(Required task):
For the copy, please give all of the data again exactly and leave the pictures out.

(Stored data):

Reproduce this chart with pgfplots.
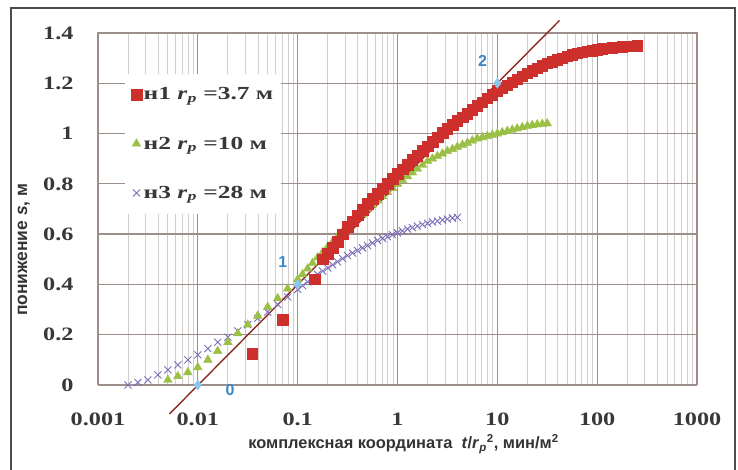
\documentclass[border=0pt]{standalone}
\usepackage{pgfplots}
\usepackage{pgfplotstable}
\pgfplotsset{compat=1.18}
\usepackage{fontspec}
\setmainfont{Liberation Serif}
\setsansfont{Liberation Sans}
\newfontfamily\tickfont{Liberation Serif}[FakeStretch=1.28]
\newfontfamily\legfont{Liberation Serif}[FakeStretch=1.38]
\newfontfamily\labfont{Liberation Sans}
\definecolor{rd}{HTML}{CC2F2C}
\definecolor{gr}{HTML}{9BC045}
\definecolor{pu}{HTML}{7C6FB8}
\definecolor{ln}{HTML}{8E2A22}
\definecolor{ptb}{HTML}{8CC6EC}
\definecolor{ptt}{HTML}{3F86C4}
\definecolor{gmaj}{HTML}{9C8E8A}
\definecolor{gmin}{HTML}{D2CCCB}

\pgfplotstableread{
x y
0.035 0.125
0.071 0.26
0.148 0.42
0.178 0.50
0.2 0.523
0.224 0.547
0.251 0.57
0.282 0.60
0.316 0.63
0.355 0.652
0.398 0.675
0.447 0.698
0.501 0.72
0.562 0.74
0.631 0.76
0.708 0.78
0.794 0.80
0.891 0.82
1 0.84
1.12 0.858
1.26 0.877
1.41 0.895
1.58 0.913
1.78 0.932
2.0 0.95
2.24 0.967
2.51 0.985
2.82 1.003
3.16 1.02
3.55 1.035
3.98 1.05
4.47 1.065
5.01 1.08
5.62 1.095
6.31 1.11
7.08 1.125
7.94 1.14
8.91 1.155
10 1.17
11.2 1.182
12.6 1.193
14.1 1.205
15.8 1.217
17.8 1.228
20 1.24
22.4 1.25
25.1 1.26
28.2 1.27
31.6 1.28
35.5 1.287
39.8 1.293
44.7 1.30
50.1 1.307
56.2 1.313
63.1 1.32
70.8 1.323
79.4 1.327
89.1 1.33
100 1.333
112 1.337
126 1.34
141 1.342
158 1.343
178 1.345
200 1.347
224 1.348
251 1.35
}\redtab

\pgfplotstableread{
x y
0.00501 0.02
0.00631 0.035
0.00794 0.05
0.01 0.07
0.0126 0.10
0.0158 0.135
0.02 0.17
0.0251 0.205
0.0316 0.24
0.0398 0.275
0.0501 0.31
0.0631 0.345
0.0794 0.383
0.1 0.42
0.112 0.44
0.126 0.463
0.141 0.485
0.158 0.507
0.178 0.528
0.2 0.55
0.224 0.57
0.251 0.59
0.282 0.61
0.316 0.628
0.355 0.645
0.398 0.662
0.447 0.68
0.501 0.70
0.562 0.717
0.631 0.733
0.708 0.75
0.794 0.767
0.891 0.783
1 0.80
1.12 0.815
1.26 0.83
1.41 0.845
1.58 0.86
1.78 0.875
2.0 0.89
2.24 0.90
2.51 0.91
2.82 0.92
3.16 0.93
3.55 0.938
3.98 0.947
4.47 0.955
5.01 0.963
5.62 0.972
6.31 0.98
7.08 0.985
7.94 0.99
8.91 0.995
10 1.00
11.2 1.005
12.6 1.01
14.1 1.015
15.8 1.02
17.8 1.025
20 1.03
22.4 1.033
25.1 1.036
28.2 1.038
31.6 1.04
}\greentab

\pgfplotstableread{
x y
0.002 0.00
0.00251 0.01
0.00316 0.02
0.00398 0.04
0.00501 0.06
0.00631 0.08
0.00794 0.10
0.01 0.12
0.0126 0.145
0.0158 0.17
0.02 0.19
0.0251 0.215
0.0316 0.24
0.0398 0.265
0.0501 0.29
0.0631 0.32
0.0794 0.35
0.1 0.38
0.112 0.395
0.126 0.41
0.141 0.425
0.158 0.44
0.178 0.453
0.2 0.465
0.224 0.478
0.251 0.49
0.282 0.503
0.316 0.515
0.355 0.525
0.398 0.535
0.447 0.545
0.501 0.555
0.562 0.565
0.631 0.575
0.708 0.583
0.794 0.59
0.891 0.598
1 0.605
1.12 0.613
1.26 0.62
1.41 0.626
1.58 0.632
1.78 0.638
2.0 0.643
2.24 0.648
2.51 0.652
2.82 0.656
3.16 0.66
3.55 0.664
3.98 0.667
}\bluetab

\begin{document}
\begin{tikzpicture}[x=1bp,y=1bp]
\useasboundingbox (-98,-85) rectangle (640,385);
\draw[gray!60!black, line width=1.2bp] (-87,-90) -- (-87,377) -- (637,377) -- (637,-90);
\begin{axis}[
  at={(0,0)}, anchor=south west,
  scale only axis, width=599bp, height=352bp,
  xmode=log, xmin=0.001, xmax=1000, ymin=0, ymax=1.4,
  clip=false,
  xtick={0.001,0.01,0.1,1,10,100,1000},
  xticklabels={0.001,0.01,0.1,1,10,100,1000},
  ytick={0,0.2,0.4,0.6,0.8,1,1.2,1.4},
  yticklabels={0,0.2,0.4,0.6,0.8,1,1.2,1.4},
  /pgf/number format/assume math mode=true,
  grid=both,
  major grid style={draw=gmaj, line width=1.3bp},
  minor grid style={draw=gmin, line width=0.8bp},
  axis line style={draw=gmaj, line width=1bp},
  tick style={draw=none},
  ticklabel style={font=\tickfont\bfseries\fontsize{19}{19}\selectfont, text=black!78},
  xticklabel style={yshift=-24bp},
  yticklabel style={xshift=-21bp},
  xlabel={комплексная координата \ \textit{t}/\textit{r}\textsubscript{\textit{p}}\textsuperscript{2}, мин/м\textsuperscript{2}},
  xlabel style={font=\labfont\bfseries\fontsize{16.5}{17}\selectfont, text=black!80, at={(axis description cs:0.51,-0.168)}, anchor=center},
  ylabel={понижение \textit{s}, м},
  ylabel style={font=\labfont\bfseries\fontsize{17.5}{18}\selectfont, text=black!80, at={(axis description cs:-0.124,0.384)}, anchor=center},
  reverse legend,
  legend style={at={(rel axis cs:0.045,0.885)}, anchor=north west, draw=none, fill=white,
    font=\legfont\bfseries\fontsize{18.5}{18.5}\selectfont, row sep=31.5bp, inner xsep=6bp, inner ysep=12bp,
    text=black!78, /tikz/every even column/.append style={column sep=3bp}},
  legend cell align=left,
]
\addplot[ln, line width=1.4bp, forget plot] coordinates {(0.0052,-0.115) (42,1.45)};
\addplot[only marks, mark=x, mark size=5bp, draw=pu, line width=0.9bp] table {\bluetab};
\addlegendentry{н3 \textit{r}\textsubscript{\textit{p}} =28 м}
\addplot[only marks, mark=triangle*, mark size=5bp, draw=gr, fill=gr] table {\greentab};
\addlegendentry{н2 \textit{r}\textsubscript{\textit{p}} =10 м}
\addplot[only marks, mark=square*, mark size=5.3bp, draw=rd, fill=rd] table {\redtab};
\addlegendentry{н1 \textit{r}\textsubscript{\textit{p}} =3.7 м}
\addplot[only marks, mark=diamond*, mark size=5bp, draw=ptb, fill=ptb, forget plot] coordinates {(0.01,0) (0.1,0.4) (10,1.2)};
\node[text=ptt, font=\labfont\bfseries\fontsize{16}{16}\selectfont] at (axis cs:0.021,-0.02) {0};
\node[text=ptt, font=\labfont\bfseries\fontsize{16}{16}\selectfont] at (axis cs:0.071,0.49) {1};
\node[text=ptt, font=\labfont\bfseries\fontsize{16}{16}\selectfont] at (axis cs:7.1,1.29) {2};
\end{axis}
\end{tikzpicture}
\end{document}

(Solution to this exercise):
Reproduce this chart with pgfplots.
\documentclass[border=0pt]{standalone}
\usepackage{pgfplots}
\usepackage{pgfplotstable}
\pgfplotsset{compat=1.18}
\usepackage{fontspec}
\setmainfont{Liberation Serif}
\setsansfont{Liberation Sans}
\newfontfamily\tickfont{Liberation Serif}[FakeStretch=1.28]
\newfontfamily\legfont{Liberation Serif}[FakeStretch=1.38]
\newfontfamily\labfont{Liberation Sans}
\definecolor{rd}{HTML}{CC2F2C}
\definecolor{gr}{HTML}{9BC045}
\definecolor{pu}{HTML}{7C6FB8}
\definecolor{ln}{HTML}{8E2A22}
\definecolor{ptb}{HTML}{8CC6EC}
\definecolor{ptt}{HTML}{3F86C4}
\definecolor{gmaj}{HTML}{9C8E8A}
\definecolor{gmin}{HTML}{D2CCCB}

\pgfplotstableread{
x y
0.035 0.125
0.071 0.26
0.148 0.42
0.178 0.50
0.2 0.523
0.224 0.547
0.251 0.57
0.282 0.60
0.316 0.63
0.355 0.652
0.398 0.675
0.447 0.698
0.501 0.72
0.562 0.74
0.631 0.76
0.708 0.78
0.794 0.80
0.891 0.82
1 0.84
1.12 0.858
1.26 0.877
1.41 0.895
1.58 0.913
1.78 0.932
2.0 0.95
2.24 0.967
2.51 0.985
2.82 1.003
3.16 1.02
3.55 1.035
3.98 1.05
4.47 1.065
5.01 1.08
5.62 1.095
6.31 1.11
7.08 1.125
7.94 1.14
8.91 1.155
10 1.17
11.2 1.182
12.6 1.193
14.1 1.205
15.8 1.217
17.8 1.228
20 1.24
22.4 1.25
25.1 1.26
28.2 1.27
31.6 1.28
35.5 1.287
39.8 1.293
44.7 1.30
50.1 1.307
56.2 1.313
63.1 1.32
70.8 1.323
79.4 1.327
89.1 1.33
100 1.333
112 1.337
126 1.34
141 1.342
158 1.343
178 1.345
200 1.347
224 1.348
251 1.35
}\redtab

\pgfplotstableread{
x y
0.00501 0.02
0.00631 0.035
0.00794 0.05
0.01 0.07
0.0126 0.10
0.0158 0.135
0.02 0.17
0.0251 0.205
0.0316 0.24
0.0398 0.275
0.0501 0.31
0.0631 0.345
0.0794 0.383
0.1 0.42
0.112 0.44
0.126 0.463
0.141 0.485
0.158 0.507
0.178 0.528
0.2 0.55
0.224 0.57
0.251 0.59
0.282 0.61
0.316 0.628
0.355 0.645
0.398 0.662
0.447 0.68
0.501 0.70
0.562 0.717
0.631 0.733
0.708 0.75
0.794 0.767
0.891 0.783
1 0.80
1.12 0.815
1.26 0.83
1.41 0.845
1.58 0.86
1.78 0.875
2.0 0.89
2.24 0.90
2.51 0.91
2.82 0.92
3.16 0.93
3.55 0.938
3.98 0.947
4.47 0.955
5.01 0.963
5.62 0.972
6.31 0.98
7.08 0.985
7.94 0.99
8.91 0.995
10 1.00
11.2 1.005
12.6 1.01
14.1 1.015
15.8 1.02
17.8 1.025
20 1.03
22.4 1.033
25.1 1.036
28.2 1.038
31.6 1.04
}\greentab

\pgfplotstableread{
x y
0.002 0.00
0.00251 0.01
0.00316 0.02
0.00398 0.04
0.00501 0.06
0.00631 0.08
0.00794 0.10
0.01 0.12
0.0126 0.145
0.0158 0.17
0.02 0.19
0.0251 0.215
0.0316 0.24
0.0398 0.265
0.0501 0.29
0.0631 0.32
0.0794 0.35
0.1 0.38
0.112 0.395
0.126 0.41
0.141 0.425
0.158 0.44
0.178 0.453
0.2 0.465
0.224 0.478
0.251 0.49
0.282 0.503
0.316 0.515
0.355 0.525
0.398 0.535
0.447 0.545
0.501 0.555
0.562 0.565
0.631 0.575
0.708 0.583
0.794 0.59
0.891 0.598
1 0.605
1.12 0.613
1.26 0.62
1.41 0.626
1.58 0.632
1.78 0.638
2.0 0.643
2.24 0.648
2.51 0.652
2.82 0.656
3.16 0.66
3.55 0.664
3.98 0.667
}\bluetab

\begin{document}
\begin{tikzpicture}[x=1bp,y=1bp]
\useasboundingbox (-98,-85) rectangle (640,385);
\draw[gray!60!black, line width=1.2bp] (-87,-90) -- (-87,377) -- (637,377) -- (637,-90);
\begin{axis}[
  at={(0,0)}, anchor=south west,
  scale only axis, width=599bp, height=352bp,
  xmode=log, xmin=0.001, xmax=1000, ymin=0, ymax=1.4,
  clip=false,
  xtick={0.001,0.01,0.1,1,10,100,1000},
  xticklabels={0.001,0.01,0.1,1,10,100,1000},
  ytick={0,0.2,0.4,0.6,0.8,1,1.2,1.4},
  yticklabels={0,0.2,0.4,0.6,0.8,1,1.2,1.4},
  /pgf/number format/assume math mode=true,
  grid=both,
  major grid style={draw=gmaj, line width=1.3bp},
  minor grid style={draw=gmin, line width=0.8bp},
  axis line style={draw=gmaj, line width=1bp},
  tick style={draw=none},
  ticklabel style={font=\tickfont\bfseries\fontsize{19}{19}\selectfont, text=black!78},
  xticklabel style={yshift=-24bp},
  yticklabel style={xshift=-21bp},
  xlabel={комплексная координата \ \textit{t}/\textit{r}\textsubscript{\textit{p}}\textsuperscript{2}, мин/м\textsuperscript{2}},
  xlabel style={font=\labfont\bfseries\fontsize{16.5}{17}\selectfont, text=black!80, at={(axis description cs:0.51,-0.168)}, anchor=center},
  ylabel={понижение \textit{s}, м},
  ylabel style={font=\labfont\bfseries\fontsize{17.5}{18}\selectfont, text=black!80, at={(axis description cs:-0.124,0.384)}, anchor=center},
  reverse legend,
  legend style={at={(rel axis cs:0.045,0.885)}, anchor=north west, draw=none, fill=white,
    font=\legfont\bfseries\fontsize{18.5}{18.5}\selectfont, row sep=31.5bp, inner xsep=6bp, inner ysep=12bp,
    text=black!78, /tikz/every even column/.append style={column sep=3bp}},
  legend cell align=left,
]
\addplot[ln, line width=1.4bp, forget plot] coordinates {(0.0052,-0.115) (42,1.45)};
\addplot[only marks, mark=x, mark size=5bp, draw=pu, line width=0.9bp] table {\bluetab};
\addlegendentry{н3 \textit{r}\textsubscript{\textit{p}} =28 м}
\addplot[only marks, mark=triangle*, mark size=5bp, draw=gr, fill=gr] table {\greentab};
\addlegendentry{н2 \textit{r}\textsubscript{\textit{p}} =10 м}
\addplot[only marks, mark=square*, mark size=5.3bp, draw=rd, fill=rd] table {\redtab};
\addlegendentry{н1 \textit{r}\textsubscript{\textit{p}} =3.7 м}
\addplot[only marks, mark=diamond*, mark size=5bp, draw=ptb, fill=ptb, forget plot] coordinates {(0.01,0) (0.1,0.4) (10,1.2)};
\node[text=ptt, font=\labfont\bfseries\fontsize{16}{16}\selectfont] at (axis cs:0.021,-0.02) {0};
\node[text=ptt, font=\labfont\bfseries\fontsize{16}{16}\selectfont] at (axis cs:0.071,0.49) {1};
\node[text=ptt, font=\labfont\bfseries\fontsize{16}{16}\selectfont] at (axis cs:7.1,1.29) {2};
\end{axis}
\end{tikzpicture}
\end{document}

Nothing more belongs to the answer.